Lift out each line of the data that holds "React".

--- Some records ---
● ● ● ●
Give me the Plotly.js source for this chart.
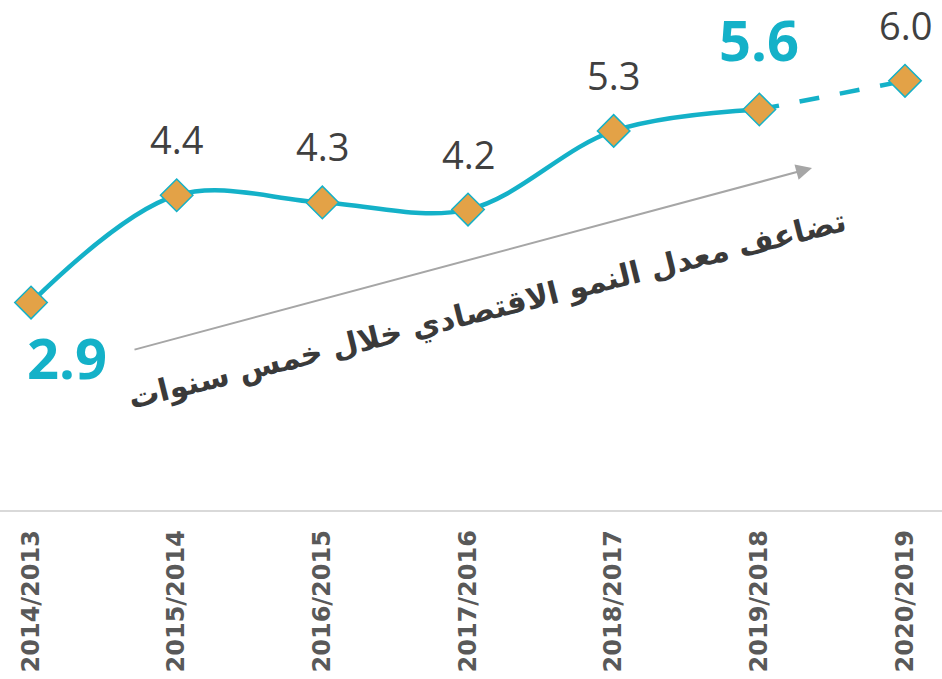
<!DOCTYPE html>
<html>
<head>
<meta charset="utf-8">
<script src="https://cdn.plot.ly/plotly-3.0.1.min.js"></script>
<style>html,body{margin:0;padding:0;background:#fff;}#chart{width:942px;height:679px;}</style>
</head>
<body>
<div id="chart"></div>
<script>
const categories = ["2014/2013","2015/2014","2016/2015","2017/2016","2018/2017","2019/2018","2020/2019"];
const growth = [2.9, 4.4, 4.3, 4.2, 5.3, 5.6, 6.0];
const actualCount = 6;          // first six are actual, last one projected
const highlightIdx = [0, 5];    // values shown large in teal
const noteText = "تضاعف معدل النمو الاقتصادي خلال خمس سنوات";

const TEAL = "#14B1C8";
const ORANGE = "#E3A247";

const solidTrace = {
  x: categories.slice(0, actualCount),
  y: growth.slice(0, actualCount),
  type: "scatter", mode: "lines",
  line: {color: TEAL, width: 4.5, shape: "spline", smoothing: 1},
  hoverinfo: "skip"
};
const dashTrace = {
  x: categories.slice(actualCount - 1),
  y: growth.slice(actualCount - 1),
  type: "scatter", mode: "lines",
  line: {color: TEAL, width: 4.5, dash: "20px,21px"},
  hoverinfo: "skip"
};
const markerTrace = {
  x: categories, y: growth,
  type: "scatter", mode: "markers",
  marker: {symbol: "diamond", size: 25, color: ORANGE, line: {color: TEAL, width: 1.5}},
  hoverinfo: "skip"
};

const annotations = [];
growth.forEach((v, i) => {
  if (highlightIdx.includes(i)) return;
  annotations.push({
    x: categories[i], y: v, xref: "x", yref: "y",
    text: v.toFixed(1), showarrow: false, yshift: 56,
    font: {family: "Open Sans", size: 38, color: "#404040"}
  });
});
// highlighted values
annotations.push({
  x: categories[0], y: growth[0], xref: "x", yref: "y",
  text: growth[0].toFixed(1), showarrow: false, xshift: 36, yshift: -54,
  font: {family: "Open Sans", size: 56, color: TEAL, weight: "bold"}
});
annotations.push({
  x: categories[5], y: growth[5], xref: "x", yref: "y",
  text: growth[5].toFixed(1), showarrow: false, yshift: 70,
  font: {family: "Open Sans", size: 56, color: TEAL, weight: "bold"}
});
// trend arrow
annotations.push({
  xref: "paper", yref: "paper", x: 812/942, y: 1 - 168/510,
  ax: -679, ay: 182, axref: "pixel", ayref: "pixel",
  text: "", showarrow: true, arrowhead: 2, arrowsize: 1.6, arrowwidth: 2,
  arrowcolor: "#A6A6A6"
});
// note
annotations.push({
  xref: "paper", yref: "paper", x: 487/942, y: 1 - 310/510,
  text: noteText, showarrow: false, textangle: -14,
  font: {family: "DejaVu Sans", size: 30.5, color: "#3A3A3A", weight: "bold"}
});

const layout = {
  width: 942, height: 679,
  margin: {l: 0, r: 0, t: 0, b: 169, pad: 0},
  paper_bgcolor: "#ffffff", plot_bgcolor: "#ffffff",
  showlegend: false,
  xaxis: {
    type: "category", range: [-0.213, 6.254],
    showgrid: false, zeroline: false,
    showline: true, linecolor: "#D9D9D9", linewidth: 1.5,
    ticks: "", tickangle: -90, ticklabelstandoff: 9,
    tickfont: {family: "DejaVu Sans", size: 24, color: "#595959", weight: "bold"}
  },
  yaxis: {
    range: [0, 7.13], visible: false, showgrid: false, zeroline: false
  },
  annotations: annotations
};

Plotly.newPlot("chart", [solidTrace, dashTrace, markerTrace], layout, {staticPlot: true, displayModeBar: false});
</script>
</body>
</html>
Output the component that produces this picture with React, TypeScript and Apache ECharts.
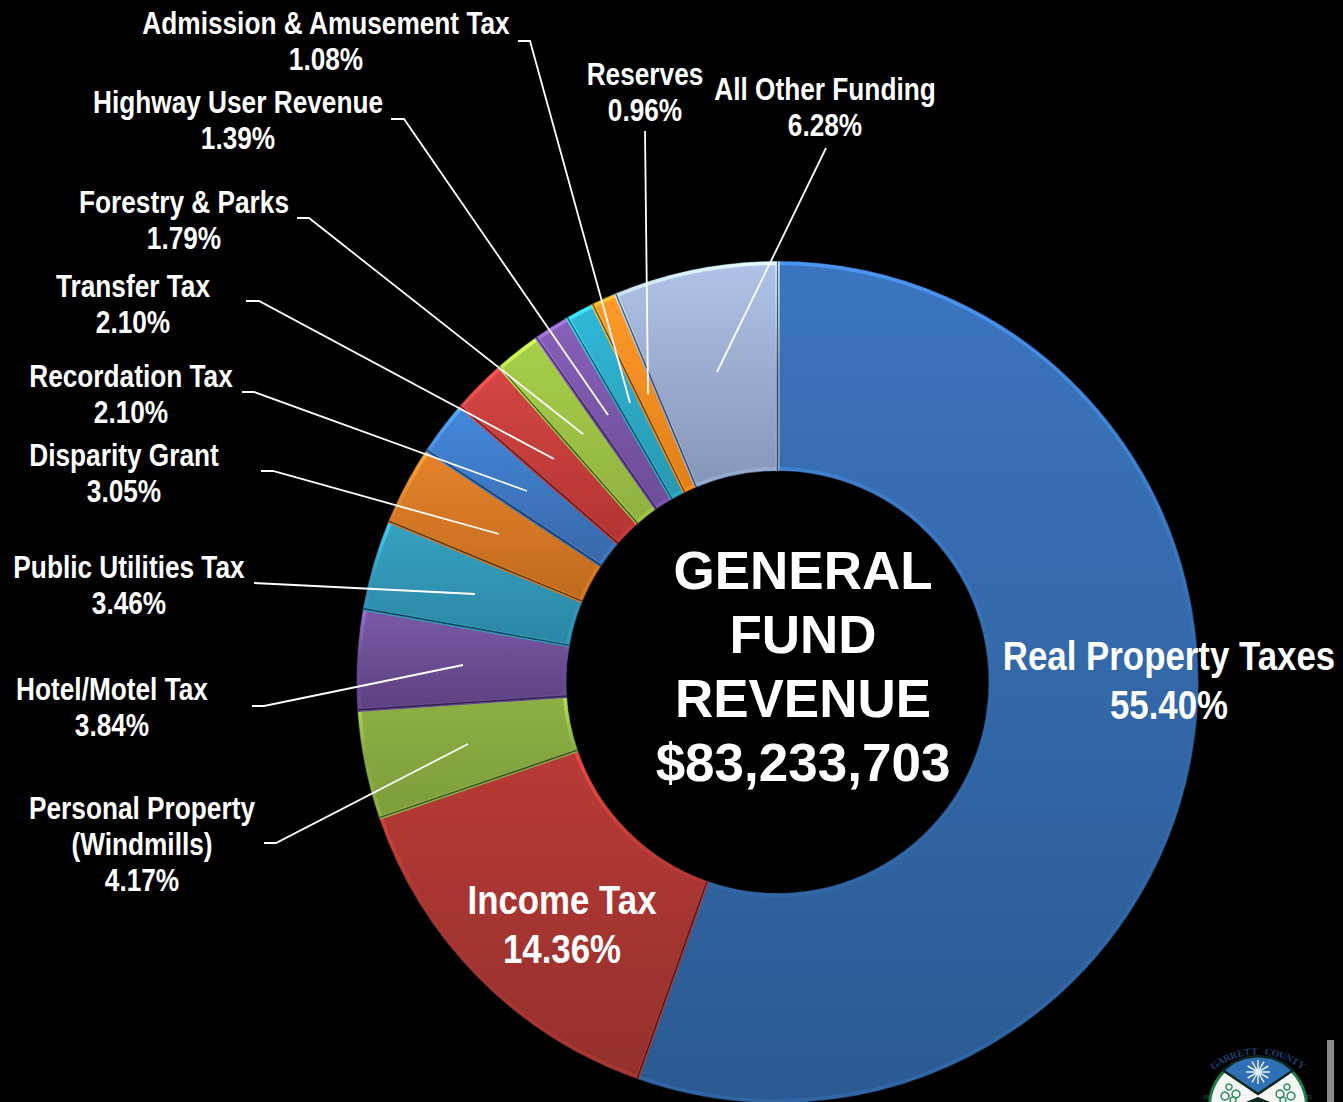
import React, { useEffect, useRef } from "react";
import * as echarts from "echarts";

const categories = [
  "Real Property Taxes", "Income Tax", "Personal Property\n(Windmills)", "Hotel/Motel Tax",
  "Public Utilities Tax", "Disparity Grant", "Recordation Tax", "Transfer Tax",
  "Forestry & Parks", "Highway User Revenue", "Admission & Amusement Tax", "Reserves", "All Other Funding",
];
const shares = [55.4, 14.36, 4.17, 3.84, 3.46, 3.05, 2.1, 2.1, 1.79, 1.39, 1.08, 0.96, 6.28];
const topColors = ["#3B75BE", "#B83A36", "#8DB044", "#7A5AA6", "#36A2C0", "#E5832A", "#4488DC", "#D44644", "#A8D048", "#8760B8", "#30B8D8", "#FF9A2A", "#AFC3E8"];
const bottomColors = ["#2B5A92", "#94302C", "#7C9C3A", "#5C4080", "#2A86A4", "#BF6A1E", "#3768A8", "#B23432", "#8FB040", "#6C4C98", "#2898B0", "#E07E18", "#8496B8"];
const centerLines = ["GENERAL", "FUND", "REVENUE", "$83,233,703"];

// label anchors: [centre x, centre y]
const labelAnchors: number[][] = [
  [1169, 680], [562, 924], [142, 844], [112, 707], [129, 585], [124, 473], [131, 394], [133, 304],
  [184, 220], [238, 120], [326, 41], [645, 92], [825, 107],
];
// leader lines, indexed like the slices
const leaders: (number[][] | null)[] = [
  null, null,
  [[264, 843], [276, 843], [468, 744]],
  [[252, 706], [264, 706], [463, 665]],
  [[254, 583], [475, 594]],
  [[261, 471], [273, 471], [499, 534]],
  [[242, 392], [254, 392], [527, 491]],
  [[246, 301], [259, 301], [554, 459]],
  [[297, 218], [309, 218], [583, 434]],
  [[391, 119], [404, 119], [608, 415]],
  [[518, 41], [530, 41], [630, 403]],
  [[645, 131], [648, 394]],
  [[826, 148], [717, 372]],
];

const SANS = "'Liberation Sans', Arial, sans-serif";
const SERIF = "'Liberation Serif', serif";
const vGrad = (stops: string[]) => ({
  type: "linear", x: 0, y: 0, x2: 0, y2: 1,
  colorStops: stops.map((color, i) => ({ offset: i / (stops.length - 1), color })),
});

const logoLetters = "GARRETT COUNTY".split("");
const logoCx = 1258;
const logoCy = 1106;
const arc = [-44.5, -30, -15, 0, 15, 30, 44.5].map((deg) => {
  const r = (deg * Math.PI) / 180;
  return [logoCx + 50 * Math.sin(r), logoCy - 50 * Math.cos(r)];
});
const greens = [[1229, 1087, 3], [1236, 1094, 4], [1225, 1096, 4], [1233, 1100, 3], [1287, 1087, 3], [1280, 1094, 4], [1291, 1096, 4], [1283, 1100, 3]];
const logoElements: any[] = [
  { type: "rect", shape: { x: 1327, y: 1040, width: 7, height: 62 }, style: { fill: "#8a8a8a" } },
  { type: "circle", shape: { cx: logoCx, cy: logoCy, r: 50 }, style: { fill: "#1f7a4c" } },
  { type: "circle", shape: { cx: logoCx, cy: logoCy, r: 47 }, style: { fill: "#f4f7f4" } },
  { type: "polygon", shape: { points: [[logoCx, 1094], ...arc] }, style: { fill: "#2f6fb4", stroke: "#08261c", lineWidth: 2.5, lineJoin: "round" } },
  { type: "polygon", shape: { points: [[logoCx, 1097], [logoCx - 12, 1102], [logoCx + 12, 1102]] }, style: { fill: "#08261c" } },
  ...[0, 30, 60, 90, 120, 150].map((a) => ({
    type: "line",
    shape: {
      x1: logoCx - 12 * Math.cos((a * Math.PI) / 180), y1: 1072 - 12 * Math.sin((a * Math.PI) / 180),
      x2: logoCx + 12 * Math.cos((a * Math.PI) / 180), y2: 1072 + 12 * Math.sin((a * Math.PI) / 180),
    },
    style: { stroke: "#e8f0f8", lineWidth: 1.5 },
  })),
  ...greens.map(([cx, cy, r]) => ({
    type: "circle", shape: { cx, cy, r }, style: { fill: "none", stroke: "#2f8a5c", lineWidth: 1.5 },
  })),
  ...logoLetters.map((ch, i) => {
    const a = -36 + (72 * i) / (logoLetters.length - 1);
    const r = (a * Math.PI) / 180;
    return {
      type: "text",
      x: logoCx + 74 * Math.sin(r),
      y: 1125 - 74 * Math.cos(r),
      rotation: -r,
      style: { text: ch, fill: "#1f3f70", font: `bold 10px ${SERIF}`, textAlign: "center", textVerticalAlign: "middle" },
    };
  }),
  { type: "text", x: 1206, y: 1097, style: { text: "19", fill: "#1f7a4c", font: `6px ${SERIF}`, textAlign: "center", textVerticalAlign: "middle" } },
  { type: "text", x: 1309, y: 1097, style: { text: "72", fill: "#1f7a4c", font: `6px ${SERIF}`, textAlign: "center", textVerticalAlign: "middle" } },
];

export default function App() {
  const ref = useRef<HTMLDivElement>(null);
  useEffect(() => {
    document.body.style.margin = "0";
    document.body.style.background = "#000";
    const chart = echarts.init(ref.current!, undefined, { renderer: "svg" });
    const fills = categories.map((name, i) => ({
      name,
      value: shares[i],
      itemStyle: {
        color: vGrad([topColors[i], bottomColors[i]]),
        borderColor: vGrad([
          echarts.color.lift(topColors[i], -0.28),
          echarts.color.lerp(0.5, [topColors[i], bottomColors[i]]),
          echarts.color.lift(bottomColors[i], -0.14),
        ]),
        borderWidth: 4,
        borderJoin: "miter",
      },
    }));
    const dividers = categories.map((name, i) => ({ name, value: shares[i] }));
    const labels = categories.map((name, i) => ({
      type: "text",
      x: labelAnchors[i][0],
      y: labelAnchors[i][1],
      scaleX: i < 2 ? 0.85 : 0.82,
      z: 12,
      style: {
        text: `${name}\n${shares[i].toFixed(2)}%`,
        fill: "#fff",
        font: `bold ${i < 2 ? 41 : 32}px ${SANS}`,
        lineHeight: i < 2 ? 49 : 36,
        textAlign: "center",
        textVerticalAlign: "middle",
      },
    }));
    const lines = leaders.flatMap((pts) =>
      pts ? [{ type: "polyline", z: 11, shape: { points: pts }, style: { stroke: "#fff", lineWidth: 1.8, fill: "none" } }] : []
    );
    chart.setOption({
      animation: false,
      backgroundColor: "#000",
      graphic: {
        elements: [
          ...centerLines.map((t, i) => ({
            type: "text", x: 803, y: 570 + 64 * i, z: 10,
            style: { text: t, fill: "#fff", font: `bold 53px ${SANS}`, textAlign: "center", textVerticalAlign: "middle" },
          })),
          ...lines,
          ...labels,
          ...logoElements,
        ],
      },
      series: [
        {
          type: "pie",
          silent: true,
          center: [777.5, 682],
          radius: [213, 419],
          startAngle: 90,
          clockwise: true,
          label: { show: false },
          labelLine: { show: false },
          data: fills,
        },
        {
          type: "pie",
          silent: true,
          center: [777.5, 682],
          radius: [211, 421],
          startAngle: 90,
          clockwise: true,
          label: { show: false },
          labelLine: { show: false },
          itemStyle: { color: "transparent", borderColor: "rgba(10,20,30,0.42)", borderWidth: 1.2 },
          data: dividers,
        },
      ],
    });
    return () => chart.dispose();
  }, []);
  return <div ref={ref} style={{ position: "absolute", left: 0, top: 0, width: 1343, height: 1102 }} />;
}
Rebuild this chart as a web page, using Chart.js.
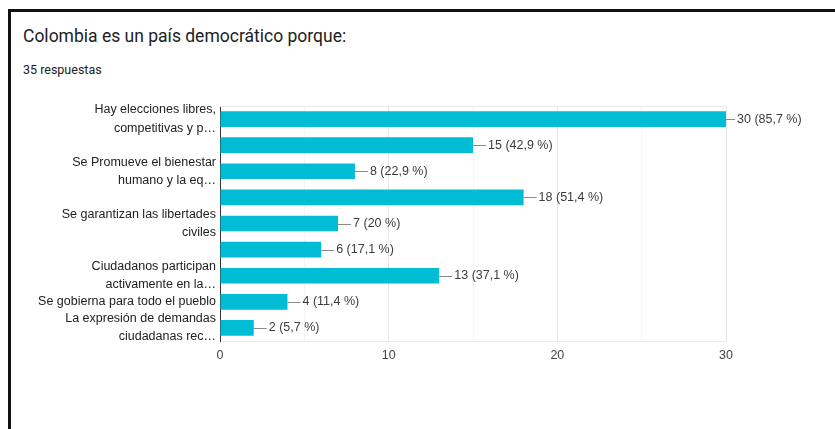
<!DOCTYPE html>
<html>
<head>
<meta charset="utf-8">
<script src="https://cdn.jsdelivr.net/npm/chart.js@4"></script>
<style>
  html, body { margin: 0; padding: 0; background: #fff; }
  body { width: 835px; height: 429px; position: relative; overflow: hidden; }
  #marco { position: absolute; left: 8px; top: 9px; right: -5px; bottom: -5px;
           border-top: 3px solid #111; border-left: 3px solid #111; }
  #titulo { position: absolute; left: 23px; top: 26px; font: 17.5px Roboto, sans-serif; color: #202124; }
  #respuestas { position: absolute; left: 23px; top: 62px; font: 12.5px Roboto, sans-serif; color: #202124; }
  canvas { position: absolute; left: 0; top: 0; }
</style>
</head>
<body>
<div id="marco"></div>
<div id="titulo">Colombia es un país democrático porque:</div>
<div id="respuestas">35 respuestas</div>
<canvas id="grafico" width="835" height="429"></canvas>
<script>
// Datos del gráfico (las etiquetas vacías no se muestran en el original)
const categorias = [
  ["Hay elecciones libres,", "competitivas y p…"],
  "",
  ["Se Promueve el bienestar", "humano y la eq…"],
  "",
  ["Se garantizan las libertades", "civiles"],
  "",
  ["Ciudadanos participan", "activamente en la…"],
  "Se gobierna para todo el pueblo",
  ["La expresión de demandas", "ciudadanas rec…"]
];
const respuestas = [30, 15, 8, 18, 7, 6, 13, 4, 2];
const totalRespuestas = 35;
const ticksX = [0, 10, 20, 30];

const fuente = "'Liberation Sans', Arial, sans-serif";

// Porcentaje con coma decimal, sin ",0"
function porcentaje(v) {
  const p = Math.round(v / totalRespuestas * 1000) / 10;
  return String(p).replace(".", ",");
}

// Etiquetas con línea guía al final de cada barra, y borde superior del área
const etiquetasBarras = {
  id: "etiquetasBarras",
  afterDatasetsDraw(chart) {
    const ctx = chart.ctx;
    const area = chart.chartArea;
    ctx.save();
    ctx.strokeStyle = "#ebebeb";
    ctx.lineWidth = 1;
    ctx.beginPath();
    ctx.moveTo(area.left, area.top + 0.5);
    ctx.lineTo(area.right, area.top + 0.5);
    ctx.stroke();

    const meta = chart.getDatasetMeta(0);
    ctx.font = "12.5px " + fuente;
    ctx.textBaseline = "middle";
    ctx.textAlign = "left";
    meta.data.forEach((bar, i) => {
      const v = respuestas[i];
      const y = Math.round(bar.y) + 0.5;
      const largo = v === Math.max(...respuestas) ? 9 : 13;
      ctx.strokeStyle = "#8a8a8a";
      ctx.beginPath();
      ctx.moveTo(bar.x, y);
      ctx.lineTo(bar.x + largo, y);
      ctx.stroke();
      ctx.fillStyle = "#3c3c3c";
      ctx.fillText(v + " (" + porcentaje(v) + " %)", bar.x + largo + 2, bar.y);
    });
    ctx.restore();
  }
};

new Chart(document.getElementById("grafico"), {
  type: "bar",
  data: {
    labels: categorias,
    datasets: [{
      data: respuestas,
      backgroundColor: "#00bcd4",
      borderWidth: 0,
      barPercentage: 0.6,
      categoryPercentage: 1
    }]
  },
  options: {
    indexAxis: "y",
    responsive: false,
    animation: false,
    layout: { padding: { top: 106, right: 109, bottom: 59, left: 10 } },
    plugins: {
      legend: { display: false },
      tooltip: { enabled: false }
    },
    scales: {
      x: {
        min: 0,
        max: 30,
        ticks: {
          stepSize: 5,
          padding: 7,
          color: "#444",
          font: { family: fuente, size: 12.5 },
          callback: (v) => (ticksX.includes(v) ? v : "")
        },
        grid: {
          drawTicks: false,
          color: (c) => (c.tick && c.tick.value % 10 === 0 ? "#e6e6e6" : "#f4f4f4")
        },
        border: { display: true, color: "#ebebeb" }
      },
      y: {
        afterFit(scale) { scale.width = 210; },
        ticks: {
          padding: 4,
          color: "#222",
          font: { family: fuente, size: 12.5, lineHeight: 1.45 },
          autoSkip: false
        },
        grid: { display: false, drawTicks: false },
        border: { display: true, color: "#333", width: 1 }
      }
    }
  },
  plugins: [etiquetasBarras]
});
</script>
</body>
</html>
● ● ● ●
--- Answer to this problem ---
Output the component that produces this picture with React, TypeScript and Apache ECharts.
import React, { useEffect, useRef } from "react";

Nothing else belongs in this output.